About Mondelēz International

Mondelēz International, Inc. (Nasdaq: MDLZ) empowers people to snack right in over 150 countries around the world. With 2021 net revenues of approximately $29 billion, Mondelēz International is leading the future of snacking with iconic global and local brands such as Oreo, belVita and LU biscuits; Cadbury Dairy Milk, Milka and Toblerone chocolate; Sour Patch Kids candy and Trident gum. Mondelēz International is a proud member of the Standard and Poor’s 500, Nasdaq 100 and Dow Jones Sustainability Index.

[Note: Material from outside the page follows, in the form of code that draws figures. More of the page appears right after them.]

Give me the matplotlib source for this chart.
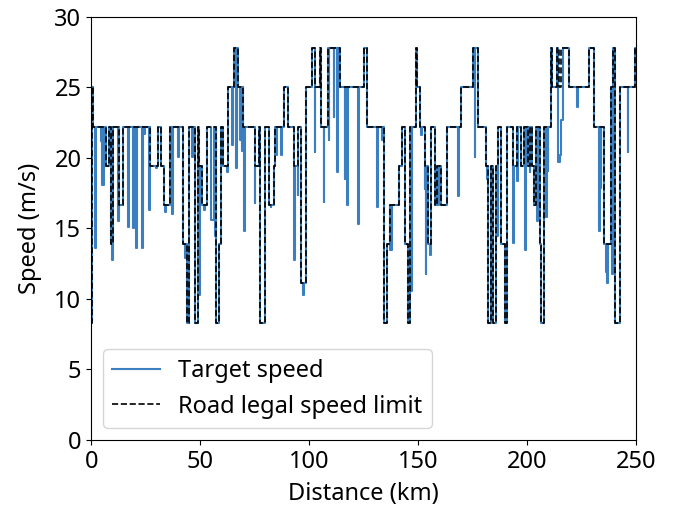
import numpy as np
import matplotlib
matplotlib.use("Agg")
import matplotlib.pyplot as plt

plt.rcParams['font.family'] = ['Noto Sans', 'DejaVu Sans']
plt.rcParams['font.size'] = 17

# Road legal speed limit: segment start (km) and limit (m/s)
limit_km = [0.0, 0.3, 1.0, 6.6, 8.1, 9.3, 10.1, 12.8, 14.7, 26.9, 30.5, 31.9, 33.4, 36.0,
            42.3, 44.0, 45.0, 47.6, 49.1, 49.7, 50.9, 53.0, 57.4, 58.6, 59.8, 60.7, 62.8,
            65.6, 67.4, 69.7, 75.4, 76.9, 77.6, 79.6, 81.7, 84.0, 84.6, 88.5, 90.4, 93.0,
            95.0, 96.5, 98.7, 101.5, 102.6, 105.0, 105.6, 108.7, 114.0, 125.2, 126.8,
            134.4, 136.0, 137.0, 141.2, 142.8, 144.2, 145.4, 146.4, 149.0, 149.6, 150.8,
            153.4, 154.6, 156.0, 157.6, 158.7, 160.4, 163.4, 169.6, 175.2, 177.5, 181.3,
            182.3, 183.4, 184.4, 186.0, 186.7, 188.2, 190.1, 191.0, 193.6, 195.5, 197.5,
            198.5, 200.5, 201.5, 202.3, 203.2, 204.3, 205.8, 206.3, 207.8, 210.9, 211.5,
            213.9, 214.7, 215.8, 219.3, 228.4, 230.6, 231.0, 235.3, 238.7, 239.5, 240.6,
            242.5, 249.6]
limit_ms = [8.33, 25.0, 22.22, 19.44, 22.22, 13.89, 22.22, 16.67, 22.22, 19.44, 22.22, 19.44,
            16.67, 22.22, 13.89, 8.33, 22.22, 8.33, 22.22, 19.44, 16.67, 22.22, 8.33, 13.89,
            22.22, 19.44, 25.0, 27.78, 25.0, 22.22, 19.44, 22.22, 8.33, 22.22, 16.67, 19.44,
            22.22, 25.0, 22.22, 19.44, 22.22, 11.11, 25.0, 27.78, 25.0, 27.78, 22.22, 27.78,
            25.0, 27.78, 22.22, 8.33, 13.89, 16.67, 19.44, 22.22, 13.89, 8.33, 22.22, 27.78,
            25.0, 22.22, 19.44, 13.89, 22.22, 16.67, 19.44, 16.67, 22.22, 25.0, 27.78, 22.22,
            19.44, 8.33, 19.44, 8.33, 19.44, 22.22, 13.89, 8.33, 22.22, 19.44, 22.22, 19.44,
            22.22, 19.44, 22.22, 19.44, 16.67, 22.22, 13.89, 8.33, 22.22, 27.78, 25.0, 27.78,
            25.0, 27.78, 25.0, 27.78, 25.0, 22.22, 13.89, 25.0, 27.78, 8.33, 25.0, 27.78]
end_km = 250.0

# Target speed reductions below the limit: position (km), width (km), speed (m/s)
dip_km = [1.8, 4.6, 5.2, 9.7, 12.4, 17.1, 19.4, 20.8, 23.4, 24.2, 26.5, 30.0, 34.1, 37.2,
          39.9, 43.0, 46.5, 49.6, 51.8, 55.2, 57.0, 62.3, 64.7, 66.7, 68.5, 69.3, 70.2,
          75.1, 82.4, 85.0, 87.3, 93.0, 94.8, 97.2, 102.6, 106.7, 109.0, 111.3, 112.8,
          116.4, 117.4, 122.5, 131.2, 133.5, 137.3, 144.6, 147.0, 151.6, 153.1, 153.5,
          155.4, 159.2, 168.5, 176.0, 181.7, 186.4, 193.6, 195.6, 199.2, 201.2, 204.7,
          208.9, 209.6, 214.2, 215.0, 215.5, 223.0, 233.3, 233.8, 236.1, 236.7, 239.0,
          246.3]
dip_width = [0.4, 0.3, 0.8, 0.4, 0.3, 0.3, 0.4, 0.3, 0.3, 0.3, 0.3, 0.3, 0.4, 0.3,
             0.3, 0.4, 0.3, 0.3, 0.4, 1.0, 0.3, 0.4, 0.3, 0.3, 0.3, 0.3, 0.4,
             0.3, 0.3, 0.3, 0.3, 0.4, 0.3, 0.4, 0.3, 0.3, 0.3, 0.3, 0.3,
             0.3, 0.3, 0.3, 0.3, 0.3, 0.6, 0.3, 0.4, 0.3, 0.3, 0.3,
             0.4, 0.3, 0.3, 0.3, 0.3, 0.4, 0.4, 0.3, 0.3, 0.3, 0.3,
             0.3, 0.3, 0.8, 0.5, 1.0, 0.3, 0.3, 0.3, 0.5, 0.4, 0.4,
             0.3]
dip_ms = [13.6, 21.2, 18.1, 12.8, 15.5, 15.1, 15.0, 13.6, 13.6, 21.7, 16.3, 19.3, 16.2, 16.0,
          20.1, 12.9, 20.1, 10.3, 16.3, 15.6, 14.5, 19.0, 20.9, 19.3, 21.3, 20.5, 14.8,
          16.8, 16.5, 20.2, 20.2, 12.8, 17.4, 10.3, 20.4, 16.9, 21.3, 22.9, 19.0,
          18.5, 16.7, 15.3, 16.5, 21.3, 13.5, 15.2, 10.6, 21.6, 17.8, 11.8,
          13.1, 16.7, 17.3, 20.1, 18.5, 14.5, 14.0, 18.4, 13.5, 19.0, 15.5,
          15.8, 19.1, 19.7, 20.2, 22.7, 23.6, 14.8, 17.9, 11.9, 11.1, 11.8,
          20.4]


def limit_at(x):
    i = np.searchsorted(limit_km, x, side='right') - 1
    return limit_ms[max(i, 0)]


# Build the target speed profile as a step series over all breakpoints
edges = set(limit_km) | {end_km}
for k, w in zip(dip_km, dip_width):
    edges.add(k)
    edges.add(k + w)
edges = np.array(sorted(edges))
target = []
for a, b in zip(edges[:-1], edges[1:]):
    mid = 0.5 * (a + b)
    v = limit_at(mid)
    for k, w, d in zip(dip_km, dip_width, dip_ms):
        if k <= mid < k + w:
            v = min(v, d)
    target.append(v)
target.append(target[-1])

lim_x = list(limit_km) + [end_km]
lim_y = list(limit_ms) + [limit_ms[-1]]

fig = plt.figure(figsize=(6.75, 5.09), dpi=100)
ax = fig.add_axes([0.135, 0.1356, 0.807, 0.831])

ax.plot(edges, target, drawstyle='steps-post', color='#3b7fc0', lw=1.5,
        label='Target speed')
ax.plot(lim_x, lim_y, drawstyle='steps-post', color='black', lw=1.2,
        linestyle='--', label='Road legal speed limit')

ax.set_xlim(0, 250)
ax.set_ylim(0, 30)
ax.set_xticks([0, 50, 100, 150, 200, 250])
ax.set_yticks([0, 5, 10, 15, 20, 25, 30])
ax.set_xlabel('Distance (km)', labelpad=6)
ax.set_ylabel('Speed (m/s)', labelpad=9)
ax.legend(loc='lower left', borderaxespad=0.5)

fig.savefig('out.png', dpi=100)
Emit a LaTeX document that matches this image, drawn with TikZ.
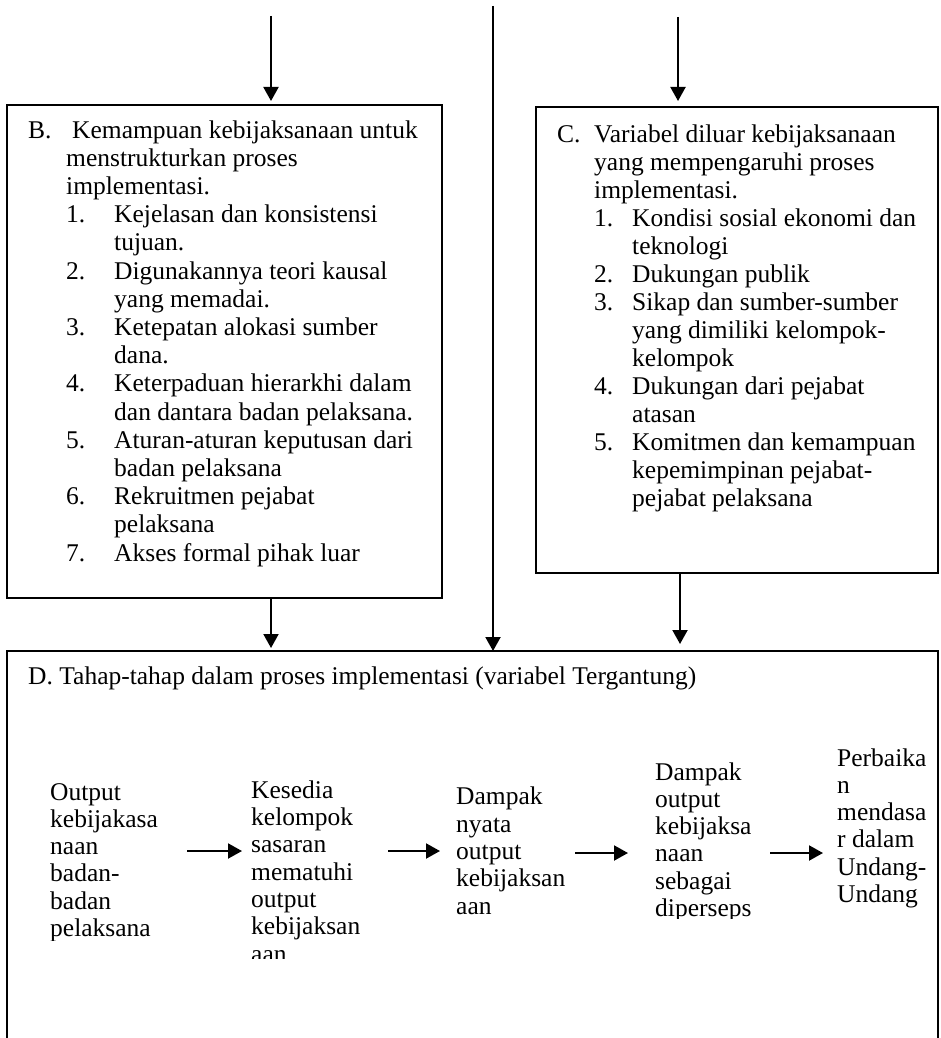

Forward-Looking Statements

This press release contains a number of forward-looking statements. Words, and variations of words, such as “will,” “may,” “expect,” “intend” and similar expressions are intended to identify Mondelēz International’s forward-looking statements, including, but not limited to, statements about the offer to purchase. These forward-looking statements are subject to a number of risks and uncertainties, many of which are beyond Mondelēz International’s control, which could cause Mondelēz International’s actual results to differ materially from those indicated in Mondelēz International’s forward-looking statements. Please see Mondelēz International’s risk factors, as they may be amended from time to time, set forth in its filings with the U.S. Securities and Exchange Commission, including Mondelēz International’s most recently filed Annual Report on Form 10-K. Mondelēz International disclaims and does not undertake any obligation to update or revise any forward-looking statement in this press release, except as required by applicable law or regulation.